Firstly, we saw that paired with simulators, they allow to put error bars on inferred parameters, which makes it easier to assess model calibration and detect outliers in complex distributions.

Secondly, neural posterior estimation keeps the simulator model and the inference neural network separated, making it possible to increase the complexity of the model when it fails to capture certain phenomena in the data-generating process. All you have to do then is increase the dimensionality of the autoregressive flow and generate more synthetic data. In the option-pricing example, standard methods revolve around a geometric brownian motion to keep computations tractable, even though more complex processes such as the Heston model capture more characteristics of actual market prices. With a decoupled approach, there is no reason to favor a more simple model if the bias it introduces is too important.

Thirdly, in situations with sparse data, due to the Bayesian nature of neural posterior estimation, one can introduce prior knowledge about the parameters in the prior distribution, which would regularize the inference even if there weren’t enough data points for standard methods.
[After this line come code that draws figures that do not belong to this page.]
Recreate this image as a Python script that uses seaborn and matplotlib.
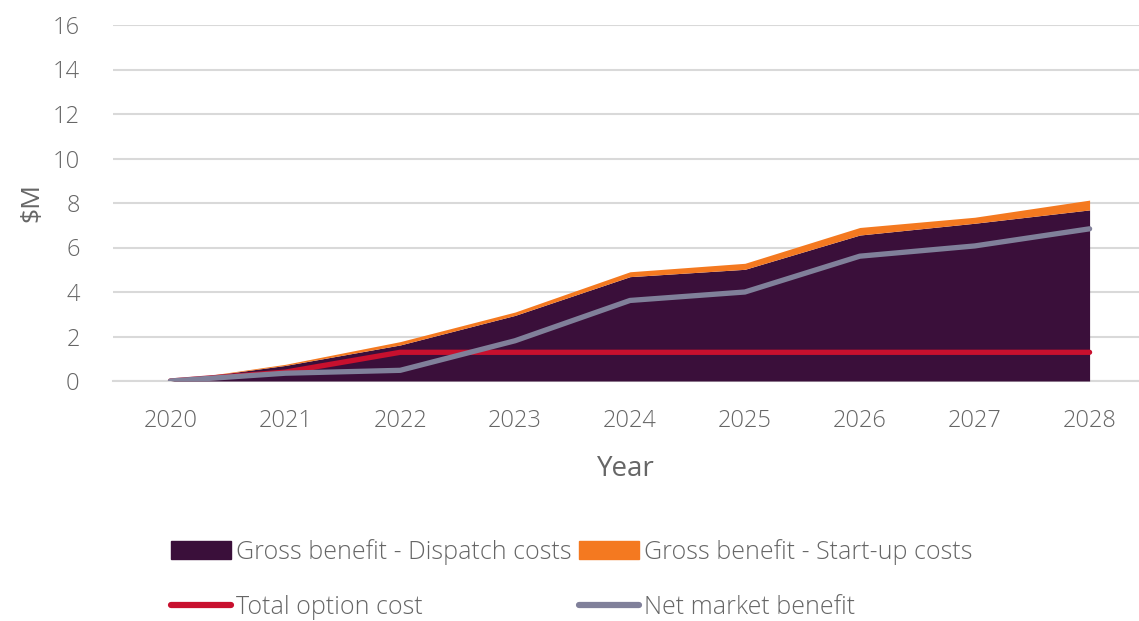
import numpy as np
import pandas as pd
import seaborn as sns
import matplotlib.pyplot as plt
from matplotlib.patches import Patch
from matplotlib.lines import Line2D

years = ["2020", "2021", "2022", "2023", "2024", "2025", "2026", "2027", "2028"]
dispatch = [0.0, 0.70, 1.62, 2.95, 4.69, 5.02, 6.56, 7.09, 7.69]
startup = [0.0, 0.05, 0.15, 0.15, 0.22, 0.27, 0.34, 0.27, 0.44]
option_cost = [0.0, 0.40, 1.29, 1.29, 1.29, 1.29, 1.29, 1.29, 1.29]
net_benefit = [0.0, 0.35, 0.48, 1.81, 3.62, 4.00, 5.61, 6.07, 6.84]

C_DISPATCH = "#3a0f3a"
C_STARTUP = "#f47920"
C_COST = "#c8102e"
C_NET = "#80809a"
TXT = "#666666"
GRID = "#d9d9d9"

sns.set_theme(style="white")
plt.rcParams["font.family"] = ["Open Sans", "DejaVu Sans"]
plt.rcParams["font.weight"] = "light"

df = pd.DataFrame({"year": years, "x": np.arange(len(years)),
                   "cost": option_cost, "net": net_benefit})

fig = plt.figure(figsize=(11.39, 6.21), dpi=100)
ax = fig.add_axes([113 / 1139, (621 - 381) / 621, (1139 - 113) / 1139, (381 - 25) / 621])

ax.stackplot(df["x"], dispatch, startup, colors=[C_DISPATCH, C_STARTUP], linewidth=0, zorder=2)
sns.lineplot(data=df, x="x", y="cost", ax=ax, color=C_COST, linewidth=3.8,
             solid_capstyle="round", zorder=3)
sns.lineplot(data=df, x="x", y="net", ax=ax, color=C_NET, linewidth=3.8,
             solid_capstyle="round", zorder=4)

ax.set_yticks(range(0, 17, 2))
ax.set_xticks(df["x"])
ax.set_xticklabels(years)
ax.set_xticks(np.arange(-0.5, 9, 1), minor=True)
# limits after the ticks, since set_xticks widens the view
ax.set_ylim(0, 16)
ax.set_xlim(-0.5, 8.43)
ax.tick_params(axis="x", which="major", length=0, pad=20, labelsize=17, labelcolor=TXT)
ax.tick_params(axis="x", which="minor", length=8, width=1.5, color=GRID, direction="out")
ax.tick_params(axis="y", length=0, pad=24, labelsize=17, labelcolor=TXT)
ax.yaxis.grid(True, color=GRID, linewidth=1.5, zorder=0)
ax.set_axisbelow(True)
for s in ["top", "right", "left"]:
    ax.spines[s].set_visible(False)
ax.spines["bottom"].set_color(GRID)
ax.spines["bottom"].set_linewidth(1.5)
ax.spines["bottom"].set_zorder(1)

ax.set_xlabel("Year", fontsize=20, color=TXT, labelpad=16)
ax.set_ylabel("$M", fontsize=19, color=TXT, labelpad=6)

handles = [Patch(color=C_DISPATCH), Line2D([], [], color=C_COST, lw=4.5, solid_capstyle="round"),
           Patch(color=C_STARTUP), Line2D([], [], color=C_NET, lw=4.5, solid_capstyle="round")]
labels = ["Gross benefit - Dispatch costs", "Total option cost",
          "Gross benefit - Start-up costs", "Net market benefit"]
fig.legend(handles, labels, ncol=2, loc="center", bbox_to_anchor=(0.502, 0.067),
           frameon=False, fontsize=18, labelcolor=TXT, handlelength=2.4,
           handleheight=0.7, handletextpad=0.2, columnspacing=0.3, labelspacing=1.2)

fig.savefig("out.png", dpi=100)
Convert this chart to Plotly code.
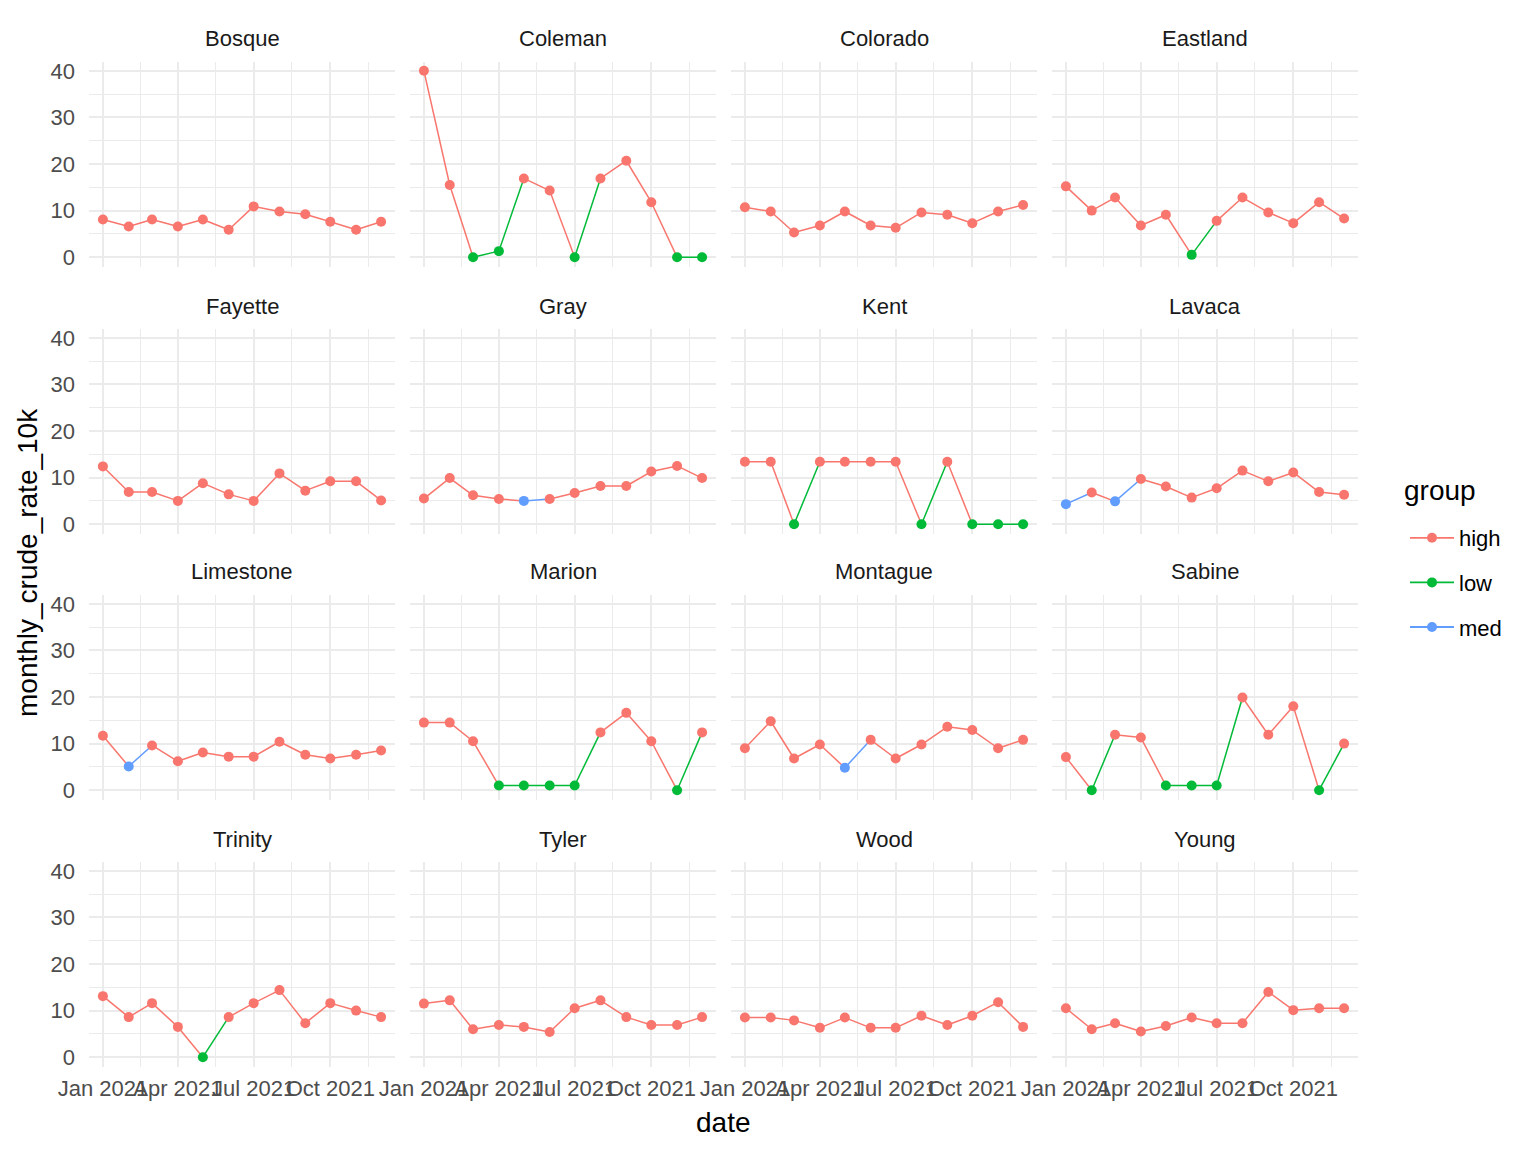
import pandas as pd
import plotly.graph_objects as go
from plotly.subplots import make_subplots

# monthly crude rate per 10k, Jan..Dec 2021
months = pd.date_range("2021-01-01", periods=12, freq="MS")
counties = ["Bosque", "Coleman", "Colorado", "Eastland",
            "Fayette", "Gray", "Kent", "Lavaca",
            "Limestone", "Marion", "Montague", "Sabine",
            "Trinity", "Tyler", "Wood", "Young"]

bosque = [8.1, 6.6, 8.1, 6.6, 8.1, 5.9, 10.9, 9.8, 9.2, 7.6, 5.9, 7.6]
coleman = [40.0, 15.5, 0.0, 1.3, 16.9, 14.3, 0.0, 16.9, 20.7, 11.8, 0.0, 0.0]
colorado = [10.7, 9.8, 5.3, 6.8, 9.8, 6.8, 6.3, 9.6, 9.1, 7.3, 9.8, 11.2]
eastland = [15.2, 10.0, 12.8, 6.8, 9.1, 0.5, 7.8, 12.8, 9.6, 7.3, 11.8, 8.3]
fayette = [12.4, 6.9, 6.9, 5.0, 8.8, 6.4, 5.0, 10.9, 7.2, 9.2, 9.2, 5.1]
gray = [5.5, 9.9, 6.2, 5.4, 5.0, 5.4, 6.7, 8.2, 8.2, 11.3, 12.5, 9.9]
kent = [13.4, 13.4, 0.0, 13.4, 13.4, 13.4, 13.4, 0.0, 13.4, 0.0, 0.0, 0.0]
lavaca = [4.3, 6.8, 4.9, 9.7, 8.1, 5.7, 7.7, 11.5, 9.2, 11.1, 6.9, 6.3]
limestone = [11.7, 5.1, 9.6, 6.2, 8.1, 7.2, 7.2, 10.4, 7.6, 6.8, 7.6, 8.5]
marion = [14.5, 14.5, 10.5, 1.0, 1.0, 1.0, 1.0, 12.4, 16.6, 10.5, 0.0, 12.4]
montague = [9.0, 14.8, 6.8, 9.8, 4.8, 10.8, 6.8, 9.8, 13.6, 12.9, 9.0, 10.8]
sabine = [7.1, 0.0, 11.9, 11.3, 1.0, 1.0, 1.0, 19.9, 11.9, 18.0, 0.0, 10.0]
trinity = [13.1, 8.6, 11.6, 6.5, 0.0, 8.6, 11.6, 14.4, 7.3, 11.6, 10.0, 8.6]
tyler = [11.5, 12.2, 6.0, 6.9, 6.5, 5.4, 10.5, 12.2, 8.6, 6.9, 6.9, 8.6]
wood = [8.5, 8.5, 7.9, 6.3, 8.5, 6.3, 6.3, 8.9, 6.9, 8.9, 11.8, 6.5]
young = [10.5, 6.0, 7.3, 5.5, 6.7, 8.5, 7.3, 7.3, 14.0, 10.1, 10.5, 10.5]

# group per month: h = high, l = low, m = med
bosque_grp = "hhhhhhhhhhhh"
coleman_grp = "hhllhhlhhhll"
colorado_grp = "hhhhhhhhhhhh"
eastland_grp = "hhhhhlhhhhhh"
fayette_grp = "hhhhhhhhhhhh"
gray_grp = "hhhhmhhhhhhh"
kent_grp = "hhlhhhhlhlll"
lavaca_grp = "mhmhhhhhhhhh"
limestone_grp = "hmhhhhhhhhhh"
marion_grp = "hhhllllhhhlh"
montague_grp = "hhhhmhhhhhhh"
sabine_grp = "hlhhlllhhhlh"
trinity_grp = "hhhhlhhhhhhh"
tyler_grp = "hhhhhhhhhhhh"
wood_grp = "hhhhhhhhhhhh"
young_grp = "hhhhhhhhhhhh"

values = [bosque, coleman, colorado, eastland, fayette, gray, kent, lavaca,
          limestone, marion, montague, sabine, trinity, tyler, wood, young]
group_codes = [bosque_grp, coleman_grp, colorado_grp, eastland_grp,
               fayette_grp, gray_grp, kent_grp, lavaca_grp,
               limestone_grp, marion_grp, montague_grp, sabine_grp,
               trinity_grp, tyler_grp, wood_grp, young_grp]

groups = ["high", "low", "med"]
colors = {"high": "#F8766D", "low": "#00BA38", "med": "#619CFF"}
code_names = {"h": "high", "l": "low", "m": "med"}

W, H = 1536, 1152
OFF = 8  # page body margin
col_left = [89 - OFF, 410 - OFF, 731 - OFF, 1052 - OFF]
panel_w = 306
row_top = [61.5 - OFF, 328.5 - OFF, 594.5 - OFF, 861.5 - OFF]
panel_h = 205
FONT = "Liberation Sans, Arial"

fig = make_subplots(rows=4, cols=4)

for k, county in enumerate(counties):
    r, c = k // 4 + 1, k % 4 + 1
    vals = values[k]
    grp = [code_names[ch] for ch in group_codes[k]]
    # segments take the colour of their starting point
    for g in groups:
        xs, ys = [], []
        for i in range(len(vals) - 1):
            if grp[i] == g:
                xs += [months[i], months[i + 1], None]
                ys += [vals[i], vals[i + 1], None]
        if xs:
            fig.add_trace(go.Scatter(x=xs, y=ys, mode="lines",
                                     line=dict(color=colors[g], width=1.5),
                                     showlegend=False, hoverinfo="skip"),
                          row=r, col=c)
    for g in groups:
        px_ = [months[i] for i in range(len(vals)) if grp[i] == g]
        py_ = [vals[i] for i in range(len(vals)) if grp[i] == g]
        if px_:
            fig.add_trace(go.Scatter(x=px_, y=py_, mode="markers",
                                     marker=dict(color=colors[g], size=10),
                                     showlegend=False, name=g),
                          row=r, col=c)

# legend entries
for g in groups:
    fig.add_trace(go.Scatter(x=[None], y=[None], mode="lines+markers", name=g,
                             legendgroup=g,
                             line=dict(color=colors[g], width=1.8),
                             marker=dict(color=colors[g], size=10)),
                  row=1, col=1)

span = months[-1] - months[0]
x_range = [months[0] - span * 0.05, months[-1] + span * 0.05]
major_x = [pd.Timestamp("2021-01-01"), pd.Timestamp("2021-04-01"),
           pd.Timestamp("2021-07-01"), pd.Timestamp("2021-10-01")]
minor_x = [major_x[i] + (major_x[i + 1] - major_x[i]) / 2 for i in range(3)]
minor_x.append(major_x[3] + (pd.Timestamp("2022-01-01") - major_x[3]) / 2)
tick_text = [d.strftime("%b %Y") for d in major_x]

tick_font = dict(family=FONT, size=22, color="#4D4D4D")
grid = "#EBEBEB"

for k in range(16):
    r, c = k // 4, k % 4
    n = "" if k == 0 else str(k + 1)
    x0 = col_left[c] / W
    x1 = (col_left[c] + panel_w) / W
    y1 = 1 - row_top[r] / H
    y0 = 1 - (row_top[r] + panel_h) / H
    fig.layout["xaxis" + n].update(
        domain=[x0, x1], range=x_range, type="date", automargin=False,
        tickmode="array", tickvals=major_x, ticktext=tick_text,
        showticklabels=(r == 3), tickangle=0, tickfont=tick_font,
        showgrid=True, gridcolor=grid, gridwidth=2, zeroline=False,
        showline=False, ticks="", ticklabelstandoff=6,
        minor=dict(tickmode="array", tickvals=minor_x, showgrid=True,
                   gridcolor=grid, gridwidth=1, ticks=""))
    fig.layout["yaxis" + n].update(
        domain=[y0, y1], range=[-2, 42], automargin=False,
        tickmode="array", tickvals=[0, 10, 20, 30, 40],
        showticklabels=(c == 0), tickfont=tick_font,
        showgrid=True, gridcolor=grid, gridwidth=2, zeroline=False,
        showline=False, ticks="", ticklabelstandoff=13,
        minor=dict(tickmode="array", tickvals=[5, 15, 25, 35], showgrid=True,
                   gridcolor=grid, gridwidth=1, ticks=""))

# strip labels
annotations = []
strip_y = [39 - OFF, 306 - OFF, 572 - OFF, 839 - OFF]
for k, county in enumerate(counties):
    r, c = k // 4, k % 4
    annotations.append(dict(
        text=county, x=(col_left[c] + panel_w / 2) / W, y=1 - strip_y[r] / H,
        xref="paper", yref="paper", showarrow=False,
        xanchor="center", yanchor="middle",
        font=dict(family=FONT, size=22, color="#1A1A1A")))

annotations.append(dict(
    text="date", x=(col_left[0] + col_left[3] + panel_w) / 2 / W,
    y=1 - (1122 - OFF) / H,
    xref="paper", yref="paper", showarrow=False,
    xanchor="center", yanchor="middle",
    font=dict(family=FONT, size=28, color="black")))
annotations.append(dict(
    text="monthly_crude_rate_10k", x=(28 - OFF) / W, y=1 - (563 - OFF) / H,
    xref="paper", yref="paper", showarrow=False, textangle=-90,
    xanchor="center", yanchor="middle",
    font=dict(family=FONT, size=28, color="black")))
# legend title
annotations.append(dict(
    text="group", x=(1402 - OFF) / W, y=1 - (490 - OFF) / H,
    xref="paper", yref="paper", showarrow=False,
    xanchor="left", yanchor="middle",
    font=dict(family=FONT, size=28, color="black")))

fig.update_layout(
    width=W, height=H,
    margin=dict(l=0, r=0, t=0, b=0, autoexpand=False),
    paper_bgcolor="white", plot_bgcolor="white",
    annotations=annotations,
    legend=dict(x=(1405 - OFF) / W, y=1 - (517 - OFF) / H,
                xanchor="left", yanchor="top",
                font=dict(family=FONT, size=22, color="black"),
                tracegroupgap=13, itemwidth=44, bgcolor="rgba(0,0,0,0)"),
)

fig.write_html("out.html")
Lastly, the computationally expensive part of neural posterior estimation is the generation of synthetic data and the learning of the surrogate posterior \(q_{nn}(\theta \vert X)\), which both can be done in advance, and at inference time, once the data is observed, all that remains to do is to call the autoregressive flow once in parallel to generate a sample of the posterior. This is in general faster than a gradient-descent-based estimation of model parameters.